The vuvv are thinly sketched but still fascinating. I enjoyed their obsession with 1950s Americana and refusal to allow humanity to advance or demonstrate anything below that almost as much as I enjoyed the way Anderson cleverly shows sections of humanity as playing into that, trying to emulate the vuvv and doing whatever it takes to make them happy. This is a takeover with consent and Anderson deftly shows what that entails and how it exacerbates existing inequalities in society (with some dialogue echoing sentiments commonly seen expressed by the rich and by right wing politicians).
The humour in the book is bone dry at times but Anderson also writes some excruciating set pieces – none more so than a scene towards the end that literally had me putting the book down at one point because I couldn’t bear to read what was happening.

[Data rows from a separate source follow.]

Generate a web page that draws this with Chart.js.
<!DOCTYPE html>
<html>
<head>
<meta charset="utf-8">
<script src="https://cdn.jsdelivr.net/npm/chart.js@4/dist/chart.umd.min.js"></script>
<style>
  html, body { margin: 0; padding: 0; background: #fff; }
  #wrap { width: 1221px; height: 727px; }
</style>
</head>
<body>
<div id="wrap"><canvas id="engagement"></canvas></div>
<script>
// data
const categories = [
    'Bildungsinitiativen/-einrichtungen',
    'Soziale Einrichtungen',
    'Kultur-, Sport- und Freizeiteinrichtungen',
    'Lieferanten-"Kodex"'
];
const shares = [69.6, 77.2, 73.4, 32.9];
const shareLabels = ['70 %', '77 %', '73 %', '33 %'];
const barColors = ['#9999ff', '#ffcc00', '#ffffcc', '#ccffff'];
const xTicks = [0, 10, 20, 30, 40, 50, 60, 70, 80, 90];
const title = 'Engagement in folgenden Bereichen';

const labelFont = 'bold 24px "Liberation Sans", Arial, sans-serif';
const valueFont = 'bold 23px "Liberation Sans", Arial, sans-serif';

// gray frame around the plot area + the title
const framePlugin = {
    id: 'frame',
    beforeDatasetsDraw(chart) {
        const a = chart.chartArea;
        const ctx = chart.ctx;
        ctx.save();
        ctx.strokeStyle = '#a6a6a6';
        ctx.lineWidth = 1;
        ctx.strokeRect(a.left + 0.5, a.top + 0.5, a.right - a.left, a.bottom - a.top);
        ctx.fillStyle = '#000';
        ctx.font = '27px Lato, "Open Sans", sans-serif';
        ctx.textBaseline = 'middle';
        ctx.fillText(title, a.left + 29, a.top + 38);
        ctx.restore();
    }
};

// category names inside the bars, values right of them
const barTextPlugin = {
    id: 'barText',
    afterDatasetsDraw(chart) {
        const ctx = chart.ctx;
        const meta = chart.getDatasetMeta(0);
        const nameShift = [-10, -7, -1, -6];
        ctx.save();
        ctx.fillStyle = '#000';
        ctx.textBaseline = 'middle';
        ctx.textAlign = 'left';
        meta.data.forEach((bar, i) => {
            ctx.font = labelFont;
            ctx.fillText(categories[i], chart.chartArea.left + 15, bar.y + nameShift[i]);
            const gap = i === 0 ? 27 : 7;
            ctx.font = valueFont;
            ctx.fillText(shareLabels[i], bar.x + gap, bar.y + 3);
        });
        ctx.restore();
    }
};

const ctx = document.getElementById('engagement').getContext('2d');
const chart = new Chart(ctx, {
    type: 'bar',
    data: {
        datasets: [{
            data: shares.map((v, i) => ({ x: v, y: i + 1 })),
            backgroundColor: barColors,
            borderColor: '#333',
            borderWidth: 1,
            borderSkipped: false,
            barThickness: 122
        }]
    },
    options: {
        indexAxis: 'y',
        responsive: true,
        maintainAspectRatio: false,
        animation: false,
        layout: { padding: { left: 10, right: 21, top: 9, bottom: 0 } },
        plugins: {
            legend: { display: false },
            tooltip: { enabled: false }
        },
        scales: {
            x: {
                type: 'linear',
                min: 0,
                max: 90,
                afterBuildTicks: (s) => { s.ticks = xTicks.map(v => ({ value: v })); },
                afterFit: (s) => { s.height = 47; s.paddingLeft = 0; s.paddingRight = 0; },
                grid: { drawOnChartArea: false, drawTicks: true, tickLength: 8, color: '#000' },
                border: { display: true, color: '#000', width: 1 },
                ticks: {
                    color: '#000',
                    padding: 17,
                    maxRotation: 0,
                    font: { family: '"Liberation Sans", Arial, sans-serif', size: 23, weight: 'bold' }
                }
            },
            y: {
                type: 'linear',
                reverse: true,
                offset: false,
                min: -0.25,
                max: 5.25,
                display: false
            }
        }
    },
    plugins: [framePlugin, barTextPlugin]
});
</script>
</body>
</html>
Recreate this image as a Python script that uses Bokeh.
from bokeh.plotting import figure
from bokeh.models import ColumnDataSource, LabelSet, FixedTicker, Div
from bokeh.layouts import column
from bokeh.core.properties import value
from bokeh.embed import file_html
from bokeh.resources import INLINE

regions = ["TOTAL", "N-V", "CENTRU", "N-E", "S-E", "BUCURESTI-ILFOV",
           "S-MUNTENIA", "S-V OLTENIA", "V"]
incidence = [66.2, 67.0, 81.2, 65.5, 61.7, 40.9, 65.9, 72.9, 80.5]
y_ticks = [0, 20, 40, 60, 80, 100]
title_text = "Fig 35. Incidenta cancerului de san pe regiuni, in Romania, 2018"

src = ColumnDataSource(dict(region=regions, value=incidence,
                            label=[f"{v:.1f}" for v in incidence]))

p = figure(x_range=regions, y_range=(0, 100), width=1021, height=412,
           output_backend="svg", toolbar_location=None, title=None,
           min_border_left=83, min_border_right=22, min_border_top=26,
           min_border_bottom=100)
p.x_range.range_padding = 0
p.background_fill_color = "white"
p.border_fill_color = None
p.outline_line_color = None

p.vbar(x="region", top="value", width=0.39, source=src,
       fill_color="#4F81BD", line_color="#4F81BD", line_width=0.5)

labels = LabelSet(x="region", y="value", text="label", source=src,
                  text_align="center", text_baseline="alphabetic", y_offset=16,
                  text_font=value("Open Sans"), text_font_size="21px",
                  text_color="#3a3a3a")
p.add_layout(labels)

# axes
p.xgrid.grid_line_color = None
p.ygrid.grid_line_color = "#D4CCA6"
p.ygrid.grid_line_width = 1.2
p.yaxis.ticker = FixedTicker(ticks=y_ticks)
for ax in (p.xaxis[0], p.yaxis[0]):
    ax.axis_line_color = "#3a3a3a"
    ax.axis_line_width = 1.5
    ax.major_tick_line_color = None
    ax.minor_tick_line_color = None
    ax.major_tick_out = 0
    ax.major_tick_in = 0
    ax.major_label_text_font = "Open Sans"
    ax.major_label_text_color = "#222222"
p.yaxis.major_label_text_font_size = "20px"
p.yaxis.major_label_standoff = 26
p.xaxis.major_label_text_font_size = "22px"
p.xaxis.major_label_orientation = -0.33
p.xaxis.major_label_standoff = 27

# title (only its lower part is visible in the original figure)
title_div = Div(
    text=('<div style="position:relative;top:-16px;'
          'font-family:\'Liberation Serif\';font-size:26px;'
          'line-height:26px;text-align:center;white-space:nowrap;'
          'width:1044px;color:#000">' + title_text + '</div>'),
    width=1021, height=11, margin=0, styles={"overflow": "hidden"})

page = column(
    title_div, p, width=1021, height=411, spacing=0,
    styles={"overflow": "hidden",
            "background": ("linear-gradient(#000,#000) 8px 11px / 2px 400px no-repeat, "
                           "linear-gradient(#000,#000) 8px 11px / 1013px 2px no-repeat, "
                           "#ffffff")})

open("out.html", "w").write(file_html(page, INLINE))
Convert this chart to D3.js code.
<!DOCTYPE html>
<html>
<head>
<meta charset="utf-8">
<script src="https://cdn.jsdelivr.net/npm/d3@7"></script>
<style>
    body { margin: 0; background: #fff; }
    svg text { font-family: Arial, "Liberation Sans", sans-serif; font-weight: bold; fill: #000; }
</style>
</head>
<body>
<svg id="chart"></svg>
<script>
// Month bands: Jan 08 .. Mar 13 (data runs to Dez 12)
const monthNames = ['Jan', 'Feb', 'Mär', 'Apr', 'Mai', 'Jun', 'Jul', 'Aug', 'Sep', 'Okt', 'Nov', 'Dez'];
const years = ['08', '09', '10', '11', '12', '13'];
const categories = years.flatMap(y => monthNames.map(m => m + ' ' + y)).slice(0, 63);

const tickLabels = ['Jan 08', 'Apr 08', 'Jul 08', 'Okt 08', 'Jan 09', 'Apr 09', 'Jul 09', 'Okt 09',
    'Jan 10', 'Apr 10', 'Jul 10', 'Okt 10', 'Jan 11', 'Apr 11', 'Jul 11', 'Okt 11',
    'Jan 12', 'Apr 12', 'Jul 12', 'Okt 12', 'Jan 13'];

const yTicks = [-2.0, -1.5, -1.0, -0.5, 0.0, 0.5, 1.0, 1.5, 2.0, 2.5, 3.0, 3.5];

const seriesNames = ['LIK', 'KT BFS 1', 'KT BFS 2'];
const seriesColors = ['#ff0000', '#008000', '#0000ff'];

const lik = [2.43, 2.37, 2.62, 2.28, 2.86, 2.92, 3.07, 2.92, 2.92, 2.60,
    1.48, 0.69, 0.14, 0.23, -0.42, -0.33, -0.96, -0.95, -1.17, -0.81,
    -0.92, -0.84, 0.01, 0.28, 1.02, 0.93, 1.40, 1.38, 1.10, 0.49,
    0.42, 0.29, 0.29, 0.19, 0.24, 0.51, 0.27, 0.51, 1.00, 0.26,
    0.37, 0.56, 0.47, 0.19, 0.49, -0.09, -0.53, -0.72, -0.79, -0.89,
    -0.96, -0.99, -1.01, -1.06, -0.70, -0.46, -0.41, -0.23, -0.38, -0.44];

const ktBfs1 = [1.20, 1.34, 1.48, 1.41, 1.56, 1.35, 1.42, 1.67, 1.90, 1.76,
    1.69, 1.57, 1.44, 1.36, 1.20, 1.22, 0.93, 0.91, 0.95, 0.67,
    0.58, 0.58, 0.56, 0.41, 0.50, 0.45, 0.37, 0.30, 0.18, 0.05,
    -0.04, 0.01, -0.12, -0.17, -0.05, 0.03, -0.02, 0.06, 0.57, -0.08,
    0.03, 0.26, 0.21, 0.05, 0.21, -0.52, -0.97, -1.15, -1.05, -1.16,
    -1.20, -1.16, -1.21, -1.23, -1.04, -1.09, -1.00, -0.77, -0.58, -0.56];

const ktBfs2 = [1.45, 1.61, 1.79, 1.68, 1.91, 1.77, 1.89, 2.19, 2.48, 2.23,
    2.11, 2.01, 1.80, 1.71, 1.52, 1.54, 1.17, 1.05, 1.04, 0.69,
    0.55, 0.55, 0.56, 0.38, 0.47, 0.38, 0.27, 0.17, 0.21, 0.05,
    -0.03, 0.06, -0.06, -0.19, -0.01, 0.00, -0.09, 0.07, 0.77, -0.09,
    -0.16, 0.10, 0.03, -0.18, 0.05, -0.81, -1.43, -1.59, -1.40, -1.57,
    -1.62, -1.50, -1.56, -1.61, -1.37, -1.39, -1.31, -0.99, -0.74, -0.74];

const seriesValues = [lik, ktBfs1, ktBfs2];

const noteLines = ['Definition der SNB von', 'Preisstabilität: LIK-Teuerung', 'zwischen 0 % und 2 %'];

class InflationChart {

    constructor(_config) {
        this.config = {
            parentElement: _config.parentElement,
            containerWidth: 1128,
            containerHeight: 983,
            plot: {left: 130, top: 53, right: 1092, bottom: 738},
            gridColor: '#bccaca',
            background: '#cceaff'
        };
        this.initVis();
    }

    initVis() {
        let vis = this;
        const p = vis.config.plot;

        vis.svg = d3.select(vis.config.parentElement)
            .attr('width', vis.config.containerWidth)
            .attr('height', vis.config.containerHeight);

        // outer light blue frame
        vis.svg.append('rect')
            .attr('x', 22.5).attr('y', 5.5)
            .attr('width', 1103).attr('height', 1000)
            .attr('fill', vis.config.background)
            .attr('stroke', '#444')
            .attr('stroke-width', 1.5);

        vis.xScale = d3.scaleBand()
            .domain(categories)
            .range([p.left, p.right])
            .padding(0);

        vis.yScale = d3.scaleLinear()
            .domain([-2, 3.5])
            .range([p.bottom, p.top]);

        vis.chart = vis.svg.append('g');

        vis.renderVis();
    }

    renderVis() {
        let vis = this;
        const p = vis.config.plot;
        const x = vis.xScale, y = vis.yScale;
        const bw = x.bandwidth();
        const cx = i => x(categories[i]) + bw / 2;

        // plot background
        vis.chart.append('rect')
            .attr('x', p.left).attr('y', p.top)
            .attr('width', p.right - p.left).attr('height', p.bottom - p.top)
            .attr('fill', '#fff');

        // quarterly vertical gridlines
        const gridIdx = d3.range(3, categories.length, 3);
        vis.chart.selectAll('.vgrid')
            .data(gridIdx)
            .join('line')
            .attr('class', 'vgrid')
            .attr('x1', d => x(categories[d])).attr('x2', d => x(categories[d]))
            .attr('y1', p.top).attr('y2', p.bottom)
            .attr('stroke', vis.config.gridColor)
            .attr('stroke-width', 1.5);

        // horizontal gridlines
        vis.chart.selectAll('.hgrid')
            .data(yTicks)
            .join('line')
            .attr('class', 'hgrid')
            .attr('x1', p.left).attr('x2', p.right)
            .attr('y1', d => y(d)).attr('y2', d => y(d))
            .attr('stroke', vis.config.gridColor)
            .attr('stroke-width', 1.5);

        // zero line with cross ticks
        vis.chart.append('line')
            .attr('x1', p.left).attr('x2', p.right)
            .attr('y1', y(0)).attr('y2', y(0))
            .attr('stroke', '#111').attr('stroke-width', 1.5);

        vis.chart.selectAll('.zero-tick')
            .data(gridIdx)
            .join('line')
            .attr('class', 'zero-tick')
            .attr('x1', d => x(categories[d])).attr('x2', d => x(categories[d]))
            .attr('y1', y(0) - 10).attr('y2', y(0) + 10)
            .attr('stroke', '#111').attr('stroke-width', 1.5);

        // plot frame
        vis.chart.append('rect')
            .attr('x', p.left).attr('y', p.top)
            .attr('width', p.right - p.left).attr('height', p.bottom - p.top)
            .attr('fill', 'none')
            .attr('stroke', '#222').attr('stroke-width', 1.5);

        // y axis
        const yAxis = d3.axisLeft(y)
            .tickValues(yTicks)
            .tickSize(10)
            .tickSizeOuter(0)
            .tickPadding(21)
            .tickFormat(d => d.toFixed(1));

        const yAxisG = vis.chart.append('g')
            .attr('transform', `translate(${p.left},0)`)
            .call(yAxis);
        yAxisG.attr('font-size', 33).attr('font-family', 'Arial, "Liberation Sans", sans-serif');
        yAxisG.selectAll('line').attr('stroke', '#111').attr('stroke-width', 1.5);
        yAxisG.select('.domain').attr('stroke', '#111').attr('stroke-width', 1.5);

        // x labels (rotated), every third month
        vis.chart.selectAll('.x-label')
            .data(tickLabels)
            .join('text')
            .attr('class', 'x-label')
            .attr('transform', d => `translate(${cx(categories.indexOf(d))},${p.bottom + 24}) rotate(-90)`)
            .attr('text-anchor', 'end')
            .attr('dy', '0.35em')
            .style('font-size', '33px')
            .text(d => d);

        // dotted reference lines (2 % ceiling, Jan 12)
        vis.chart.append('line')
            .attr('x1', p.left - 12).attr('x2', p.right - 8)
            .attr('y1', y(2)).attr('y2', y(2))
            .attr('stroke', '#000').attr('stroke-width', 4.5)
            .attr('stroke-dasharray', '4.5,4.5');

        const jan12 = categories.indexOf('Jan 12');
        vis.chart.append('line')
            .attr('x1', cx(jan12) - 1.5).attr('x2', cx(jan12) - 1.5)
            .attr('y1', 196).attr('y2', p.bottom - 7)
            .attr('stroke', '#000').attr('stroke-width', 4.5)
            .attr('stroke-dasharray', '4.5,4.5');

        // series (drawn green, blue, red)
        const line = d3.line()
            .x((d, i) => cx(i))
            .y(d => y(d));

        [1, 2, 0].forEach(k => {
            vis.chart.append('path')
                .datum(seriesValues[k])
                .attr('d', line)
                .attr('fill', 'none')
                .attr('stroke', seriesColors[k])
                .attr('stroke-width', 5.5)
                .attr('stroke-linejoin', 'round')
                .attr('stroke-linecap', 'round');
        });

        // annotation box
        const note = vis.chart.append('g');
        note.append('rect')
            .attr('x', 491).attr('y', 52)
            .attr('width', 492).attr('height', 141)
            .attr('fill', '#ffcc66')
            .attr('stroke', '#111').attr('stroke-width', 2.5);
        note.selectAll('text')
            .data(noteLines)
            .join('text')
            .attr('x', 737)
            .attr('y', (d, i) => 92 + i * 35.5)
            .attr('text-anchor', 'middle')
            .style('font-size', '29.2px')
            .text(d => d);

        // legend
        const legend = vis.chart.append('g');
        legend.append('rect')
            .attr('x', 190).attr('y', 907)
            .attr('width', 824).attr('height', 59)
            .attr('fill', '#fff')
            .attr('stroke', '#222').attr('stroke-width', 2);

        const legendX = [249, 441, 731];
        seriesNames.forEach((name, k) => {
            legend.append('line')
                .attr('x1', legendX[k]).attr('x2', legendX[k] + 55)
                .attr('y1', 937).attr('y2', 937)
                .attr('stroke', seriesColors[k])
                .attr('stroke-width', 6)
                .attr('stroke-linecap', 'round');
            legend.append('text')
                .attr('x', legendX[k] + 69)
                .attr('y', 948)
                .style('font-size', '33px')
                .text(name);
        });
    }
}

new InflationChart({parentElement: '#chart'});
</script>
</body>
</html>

My only other criticism of the book would be that while the ending does provide a resolution to Adam’s story, I can imagine it disappointing some readers. For me it was completely in keeping with the spirit of the book but I think some readers will find it downbeat in the circumstances.
All in all, I think this is a really entertaining, sharply observed and fierce read that offers a great take on YA dystopia, some sharp humour and like all good SF makes readers think about the world they’re currently living in a little more critically.
LANDSCAPE WITH INVISIBLE HAND was released in the United Kingdom on 1st February 2018. Thanks to Walker Books for the review copy of this book.